|Martha Swope Collection, The New York Public Library for the Performing Arts|
I am sad tonight at her passing. As a young, teenage artist, her images filled my head with ideas and wonder I dreamed of growing up in Texas.
From the New York Times:
Martha Swope, whose crisp, compelling photographs of dancers and actors at work recorded nearly half a century of stage history, died on Thursday in New York. She was 88.
The cause was Parkinson’s disease, said Jeanne Fuchs, her longtime friend and executor.
From 1957, when Ms. Swope was invited by Jerome Robbins to shoot rehearsals of “West Side Story,” to 1994, when she shut down her Times Square studio and sold her archive, Ms.
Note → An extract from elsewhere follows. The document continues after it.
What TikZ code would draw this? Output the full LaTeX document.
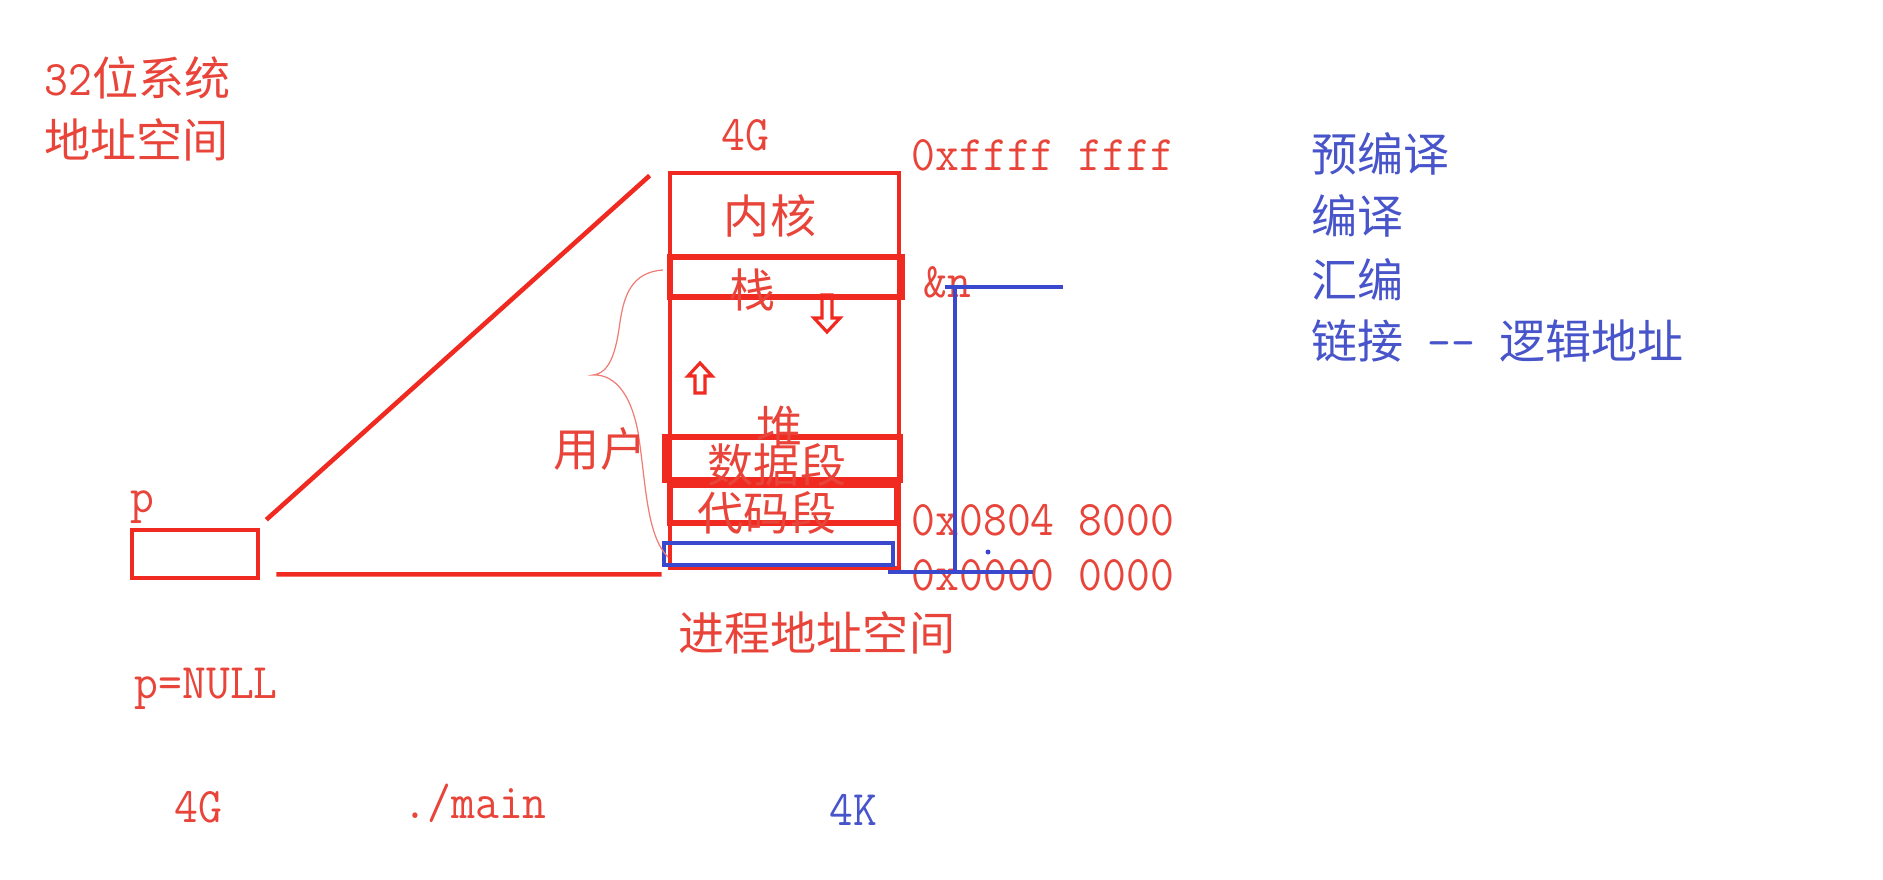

Swope produced hundreds of thousands of images of performers in action, capturing Gelsey Kirkland and Mikhail Baryshnikov in full flight, the cast of “La Cage Aux Folles” in full drag and John Travolta in full Saturday night fever.
Those photographs made their way into newspapers (the arts pages of The New York Times frequently featured her work), magazines and books. They decorated sales brochures, posters and programs.
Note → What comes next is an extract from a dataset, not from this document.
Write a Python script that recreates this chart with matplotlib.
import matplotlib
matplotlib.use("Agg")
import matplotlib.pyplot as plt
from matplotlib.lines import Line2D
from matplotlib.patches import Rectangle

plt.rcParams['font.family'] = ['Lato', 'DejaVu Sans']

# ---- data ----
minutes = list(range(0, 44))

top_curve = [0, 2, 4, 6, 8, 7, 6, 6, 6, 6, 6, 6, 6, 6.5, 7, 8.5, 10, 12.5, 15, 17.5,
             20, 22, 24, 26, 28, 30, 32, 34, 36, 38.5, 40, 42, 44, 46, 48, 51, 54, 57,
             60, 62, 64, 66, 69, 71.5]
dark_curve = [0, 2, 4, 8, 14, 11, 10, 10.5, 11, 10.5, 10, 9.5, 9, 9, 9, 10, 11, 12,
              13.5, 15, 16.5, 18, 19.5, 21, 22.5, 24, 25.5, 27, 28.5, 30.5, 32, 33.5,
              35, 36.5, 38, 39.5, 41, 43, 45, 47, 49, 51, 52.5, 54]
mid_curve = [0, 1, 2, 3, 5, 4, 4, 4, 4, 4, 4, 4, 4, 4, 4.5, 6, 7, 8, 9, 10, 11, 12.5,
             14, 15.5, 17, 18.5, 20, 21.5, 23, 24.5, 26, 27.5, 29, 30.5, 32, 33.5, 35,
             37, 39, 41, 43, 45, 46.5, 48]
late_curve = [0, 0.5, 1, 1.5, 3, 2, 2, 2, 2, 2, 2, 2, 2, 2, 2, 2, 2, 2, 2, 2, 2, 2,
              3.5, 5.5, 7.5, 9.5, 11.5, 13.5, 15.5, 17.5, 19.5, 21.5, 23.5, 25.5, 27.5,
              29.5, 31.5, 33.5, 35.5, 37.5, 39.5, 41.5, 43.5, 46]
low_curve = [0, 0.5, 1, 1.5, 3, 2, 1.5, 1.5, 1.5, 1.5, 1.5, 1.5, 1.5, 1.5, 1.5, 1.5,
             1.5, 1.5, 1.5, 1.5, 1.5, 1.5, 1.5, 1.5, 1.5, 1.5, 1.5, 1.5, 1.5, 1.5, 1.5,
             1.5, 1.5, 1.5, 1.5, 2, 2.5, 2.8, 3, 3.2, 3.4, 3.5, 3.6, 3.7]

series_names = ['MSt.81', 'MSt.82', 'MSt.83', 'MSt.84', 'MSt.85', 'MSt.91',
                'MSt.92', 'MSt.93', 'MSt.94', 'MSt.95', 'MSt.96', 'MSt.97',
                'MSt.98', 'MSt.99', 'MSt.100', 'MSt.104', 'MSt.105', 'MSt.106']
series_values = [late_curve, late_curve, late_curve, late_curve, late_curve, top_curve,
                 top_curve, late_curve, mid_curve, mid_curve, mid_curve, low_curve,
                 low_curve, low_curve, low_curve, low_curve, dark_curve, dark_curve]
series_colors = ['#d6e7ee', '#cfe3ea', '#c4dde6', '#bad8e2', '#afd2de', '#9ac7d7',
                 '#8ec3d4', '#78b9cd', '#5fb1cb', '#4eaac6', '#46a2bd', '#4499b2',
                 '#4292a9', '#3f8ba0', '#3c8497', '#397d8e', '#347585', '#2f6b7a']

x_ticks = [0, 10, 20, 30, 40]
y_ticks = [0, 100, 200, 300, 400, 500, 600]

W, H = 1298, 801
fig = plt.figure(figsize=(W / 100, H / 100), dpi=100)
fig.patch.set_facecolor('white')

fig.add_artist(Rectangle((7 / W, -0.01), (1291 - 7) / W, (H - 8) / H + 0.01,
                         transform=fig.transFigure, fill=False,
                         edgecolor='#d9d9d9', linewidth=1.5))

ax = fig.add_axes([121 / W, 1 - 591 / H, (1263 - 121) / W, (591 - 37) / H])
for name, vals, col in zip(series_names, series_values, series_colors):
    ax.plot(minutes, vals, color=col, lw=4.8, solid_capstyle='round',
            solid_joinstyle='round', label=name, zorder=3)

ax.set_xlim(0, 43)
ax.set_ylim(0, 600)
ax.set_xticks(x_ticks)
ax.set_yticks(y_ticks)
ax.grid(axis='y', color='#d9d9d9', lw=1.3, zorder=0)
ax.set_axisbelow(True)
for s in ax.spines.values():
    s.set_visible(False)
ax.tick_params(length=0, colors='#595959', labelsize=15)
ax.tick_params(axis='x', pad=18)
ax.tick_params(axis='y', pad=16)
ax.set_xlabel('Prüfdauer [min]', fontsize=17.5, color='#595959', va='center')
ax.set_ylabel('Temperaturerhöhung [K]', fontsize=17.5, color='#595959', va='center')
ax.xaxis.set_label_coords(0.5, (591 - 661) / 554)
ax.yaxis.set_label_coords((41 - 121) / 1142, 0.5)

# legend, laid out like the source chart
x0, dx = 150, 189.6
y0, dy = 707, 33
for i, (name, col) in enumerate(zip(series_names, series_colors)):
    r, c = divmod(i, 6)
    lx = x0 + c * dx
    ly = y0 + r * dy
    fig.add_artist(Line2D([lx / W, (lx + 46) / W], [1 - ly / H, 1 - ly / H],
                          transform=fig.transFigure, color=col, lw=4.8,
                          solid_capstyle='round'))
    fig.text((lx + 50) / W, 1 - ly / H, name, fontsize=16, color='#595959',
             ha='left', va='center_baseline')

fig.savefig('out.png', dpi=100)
Ms. Swope chronicled over 800 productions throughout her storied career, including rehearsal photos personally commissioned by Jerome Robbins of the original production of West Side Story in 1957, the original casts of La Cage Aux Folles, Sweeney Todd, Cats, Company, Chicago, and A Chorus Line, as well as her wealth of work within the dance world featuring artists such as Martha Graham, George Balanchine, Gelsey Kirkland and Mikhail Baryshnikov.
Her work was frequently featured in The New York Times and Variety called her "the go-to photog" for the New York theatre community. Ms. Swope was awarded a Tony Honor for Excellence in Theater in 2004 and a lifetime achievement award from the League of Professional Theater Women in 2007.